You can learn a lot about a player from his baseball
cards. Baseball cards fueled my passion
for the game. I collected and traded
like it was an addiction. I did the most
damage I could do with a paperboy’s earnings and to this day I have a great
collection to show for it. My most
sought after player was my favorite player, Mark David McGuire.
Growing up in So Ill it is hard to find an Oakland A’s game on TV. Baseball cards were a way to keep up with the
only team I made an effort to follow. I
can’t pinpoint when I became an Oakland
fan but I was dedicated. I collected
every card of every player on the team but I would trade anything away for a
Mark McGuire card. That grew into an
effort to try to swing like him, to throw like him and if I could have grown facial
hair, I would. I idolized him and by the
time I got to high school and took my freshman health class, I knew he was on
the juice. It’s a shame that it was obvious to a 14 year old that had only
minimal exposure to a health textbook.
My wildest dreams came true when not only Tony LaRussa came
to the Lou but so did my first baseball idol.

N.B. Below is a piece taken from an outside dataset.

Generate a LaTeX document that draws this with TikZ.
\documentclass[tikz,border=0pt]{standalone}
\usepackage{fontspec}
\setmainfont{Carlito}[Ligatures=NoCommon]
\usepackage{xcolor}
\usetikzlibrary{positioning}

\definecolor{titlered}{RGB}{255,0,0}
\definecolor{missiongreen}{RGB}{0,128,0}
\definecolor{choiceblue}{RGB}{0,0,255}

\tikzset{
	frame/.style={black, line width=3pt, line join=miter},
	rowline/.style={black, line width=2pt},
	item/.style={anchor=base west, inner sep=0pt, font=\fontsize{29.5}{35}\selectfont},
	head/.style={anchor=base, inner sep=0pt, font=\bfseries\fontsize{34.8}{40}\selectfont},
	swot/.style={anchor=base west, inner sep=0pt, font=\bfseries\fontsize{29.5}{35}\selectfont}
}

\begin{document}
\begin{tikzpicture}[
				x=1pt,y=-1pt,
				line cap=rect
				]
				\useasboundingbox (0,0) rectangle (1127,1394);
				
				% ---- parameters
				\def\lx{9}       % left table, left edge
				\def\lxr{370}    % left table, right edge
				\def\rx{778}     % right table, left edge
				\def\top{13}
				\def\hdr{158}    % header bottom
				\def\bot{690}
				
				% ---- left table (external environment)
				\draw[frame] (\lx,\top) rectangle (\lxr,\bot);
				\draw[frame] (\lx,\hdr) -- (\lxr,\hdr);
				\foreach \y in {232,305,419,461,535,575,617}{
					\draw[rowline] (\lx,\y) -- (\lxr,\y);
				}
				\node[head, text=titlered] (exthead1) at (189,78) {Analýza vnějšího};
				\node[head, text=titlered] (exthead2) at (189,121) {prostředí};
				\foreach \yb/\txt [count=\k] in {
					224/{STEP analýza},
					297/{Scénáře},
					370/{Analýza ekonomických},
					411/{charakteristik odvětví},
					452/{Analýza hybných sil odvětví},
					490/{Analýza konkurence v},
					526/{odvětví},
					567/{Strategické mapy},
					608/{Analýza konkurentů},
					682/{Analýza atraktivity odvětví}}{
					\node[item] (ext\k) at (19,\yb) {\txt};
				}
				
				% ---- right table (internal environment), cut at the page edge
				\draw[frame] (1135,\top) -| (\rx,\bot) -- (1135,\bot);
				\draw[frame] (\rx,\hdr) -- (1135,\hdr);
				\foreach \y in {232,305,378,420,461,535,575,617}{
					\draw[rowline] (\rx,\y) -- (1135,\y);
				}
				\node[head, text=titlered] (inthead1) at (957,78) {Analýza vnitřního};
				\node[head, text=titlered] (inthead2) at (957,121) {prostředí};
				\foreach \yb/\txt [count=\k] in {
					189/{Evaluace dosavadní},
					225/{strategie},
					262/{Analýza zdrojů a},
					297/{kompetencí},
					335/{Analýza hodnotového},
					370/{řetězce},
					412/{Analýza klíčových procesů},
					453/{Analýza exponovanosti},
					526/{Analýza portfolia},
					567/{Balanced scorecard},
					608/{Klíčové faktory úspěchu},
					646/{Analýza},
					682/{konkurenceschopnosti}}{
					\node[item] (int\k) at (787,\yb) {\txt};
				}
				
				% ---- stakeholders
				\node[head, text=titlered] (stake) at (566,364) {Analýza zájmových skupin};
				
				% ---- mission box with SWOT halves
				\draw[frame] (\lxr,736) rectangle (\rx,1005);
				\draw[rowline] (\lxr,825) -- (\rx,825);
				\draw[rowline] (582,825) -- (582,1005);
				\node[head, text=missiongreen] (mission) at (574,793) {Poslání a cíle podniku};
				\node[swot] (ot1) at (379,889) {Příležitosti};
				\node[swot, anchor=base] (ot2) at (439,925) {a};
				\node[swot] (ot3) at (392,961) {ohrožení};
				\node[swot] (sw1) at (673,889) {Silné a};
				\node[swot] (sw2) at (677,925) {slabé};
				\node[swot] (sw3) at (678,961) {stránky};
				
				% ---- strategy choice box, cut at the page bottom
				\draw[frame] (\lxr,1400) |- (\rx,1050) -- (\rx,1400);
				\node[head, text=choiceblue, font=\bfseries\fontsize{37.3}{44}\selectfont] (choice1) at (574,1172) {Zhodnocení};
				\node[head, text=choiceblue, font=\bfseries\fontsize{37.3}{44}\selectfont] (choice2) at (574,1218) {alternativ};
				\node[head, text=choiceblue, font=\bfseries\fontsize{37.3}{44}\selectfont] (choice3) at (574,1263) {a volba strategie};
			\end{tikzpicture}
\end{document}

I knew he was a product of alleged cheating but I got the chance to find
some of my childhood in the games I saw him play at Busch. I was giddy and hoping for a homerun every time
he came to the plate and he delivered.
When he was identified as a cheater, it didn’t break my heart. That kind of thing was never on the back of
his baseball cards. I had slowly
accepted his choices over time and I never turned on him. I had amassed a great deal of love for him
and was loyal. I stand firm that using
steroids and PED’s are cheating and does not belong in professional
sports. My boyhood hero cheated and I
have made peace with that.
What’s left is a box of great baseball cards. I have rookie cards of nearly every player
associated with drug use. Aside from my
McGuire cards, Sosa cards, Clemens cards and so on I have memories of how I felt
about those players when I followed them.
I remember how excited I was about the game because baseball cards
brought me close to them. I kept these
cards because one day I know I will pass on the stories to my kids and hopefully
they will be turned on to the game as I was.
I will have to tell about how this era of the game was full of cheaters
and those looking for shortcuts but I will also have the pleasure of showing
them some other cards from the era. I
have cards for Cal Ripken, Tony Gwynn, Wade Boggs and many others who played
clean. I am a Cardinals fan and I know
how we feel about Albert Pujols, but I know when he hits his 500th homerun
he will have done it clean.
The hard reality is that some of our heroes aren’t really heroes,
they are just regular people who make bad choices. Natural talent wasn’t enough for my
hero. The thirst for big numbers and
success will made him experiment with the rules and the people around him. His story is one worth telling but not
because he was a fallen player but he has to live with his choices. He put up hall of fame numbers but will be
excluded until the writers feel he has suffered enough. He has to live with the long term effects of
a short term decision and that’s a life lesson worth teaching.